Pátria em chuteiras? De chuteiras? NRA?
Oi, Sérgio, tudo bem? Durante a Copa, ouvi e li muitas vezes a famosa frase de Nelson Rodrigues que relaciona pátria e chuteiras. A expressão usada pelo cronista, eu sei, é ‘pátria em chuteiras’. Mas li e vi muitas vezes ‘pátria de chuteiras’. Por uma questão de precisão, claro que é errado atribuir esta última […]

Oi, Sérgio, tudo bem? Durante a Copa, ouvi e li muitas vezes a famosa frase de Nelson Rodrigues que relaciona pátria e chuteiras. A expressão usada pelo cronista, eu sei, é ‘pátria em chuteiras’. Mas li e vi muitas vezes ‘pátria de chuteiras’. Por uma questão de precisão, claro que é errado atribuir esta última expressão a Nelson Rodrigues. Mas, como construção, ‘de chuteiras’ está errado? Abraços. (Eduardo Santos)
Eduardo está certo ao dizer que a expressão criada por Nelson Rodrigues (foto), o maior nome da história da crônica esportiva brasileira, é “pátria em chuteiras”. Isso não quer dizer que haja um problema gramatical com “pátria de chuteiras”. Na verdade, esta última versão, mesmo sendo ligeiramente infiel à fórmula rodriguiana, é a que mais combina com a língua que os brasileiros de fato falam.
A crônica A pátria em chuteiras, que dá título a uma das coletâneas de crônicas esportivas de Nelson organizadas por Ruy Castro para a Companhia das Letras, foi publicada no jornal “O Globo” no dia 2 de junho de 1976 e dizia, já em seu parágrafo de abertura, o seguinte:
Pergunto: – para nós, o que é o escrete? Digamos: – é a pátria em calções e chuteiras, a dar rútilas botinadas, em todas as direções. O escrete representa os nossos defeitos e as nossas virtudes.

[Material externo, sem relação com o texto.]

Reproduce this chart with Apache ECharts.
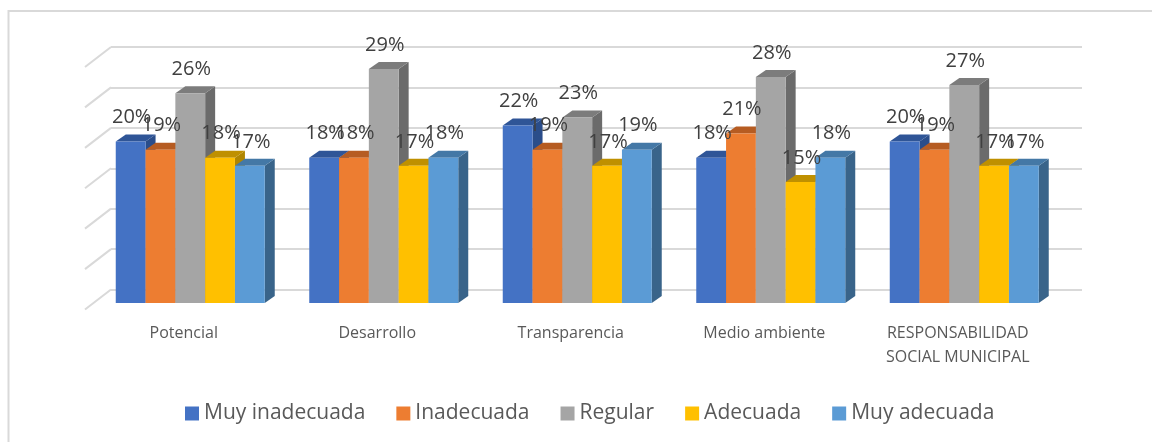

Deve-se reconhecer que a construção “em calções e chuteiras” combina com o estilo do autor, equilibrado entre o jocosamente erudito e o elegantemente popular. Na verdade, está em perfeita harmonia com a comicidade de “rútilas botinadas”. Mas o fato é que, se o cronista tivesse escrito “de calções e chuteiras”, ninguém estranharia. Afinal, dizemos que alguém está “de tênis”, “de chinelo”, “de sunga”, “de vestido de alcinha” etc.
Se bem que, depois daquele placar de 7 a 1, nunca houve tanta gente disposta a, diante do dilema “de chuteiras” ou “em chuteiras”, responder: “Nem uma coisa nem outra!”.